Si l’effet du Génie du Christianisme n’eût été qu’une réaction contre des doctrines auxquelles on attribuait les malheurs révolutionnaires, cet effet aurait cessé avec la cause disparue ; il ne se serait pas prolongé jusqu’au moment où j’écris. Mais l’action du Génie du Christianisme sur les opinions ne se borna pas à une résurrection momentanée d’une religion qu’on prétendait au tombeau : une métamorphose plus durable s’opéra.
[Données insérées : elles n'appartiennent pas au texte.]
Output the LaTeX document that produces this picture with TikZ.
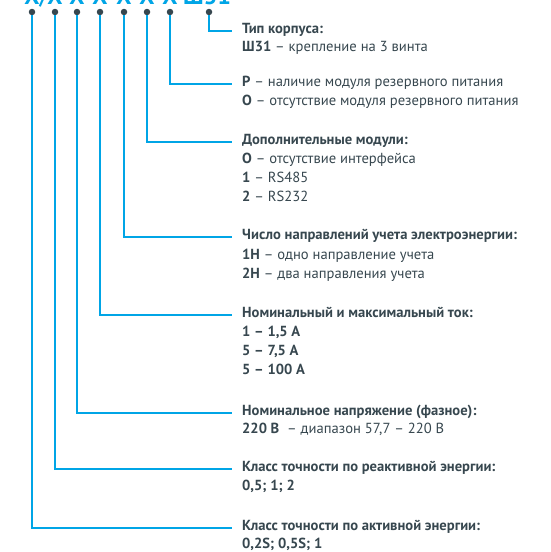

S’il y avait dans l’ouvrage innovation de style, il y avait aussi changement de doctrine ; le fond était altéré comme la forme ; l’athéisme et le matérialisme ne furent plus la base de la croyance ou de l’incroyance des jeunes esprits ; l’idée de Dieu et de l’immortalité de l’âme reprit son empire : dès lors, altération dans la chaîne des idées qui se lient les unes aux autres. On ne fut plus cloué dans sa place par un préjugé antireligieux ; on ne se crut plus obligé de rester momie du néant, entourée de bandelettes philosophiques ; on se permit d’examiner tout système, si absurde qu’on le trouvât, fût-il même chrétien.

Outre les fidèles qui revenaient à la voix de leur pasteur, il se forma, par ce droit de libre examen, d’autres fidèles à priori. Posez Dieu pour principe, et le Verbe va suivre : le Fils naît forcément du Père.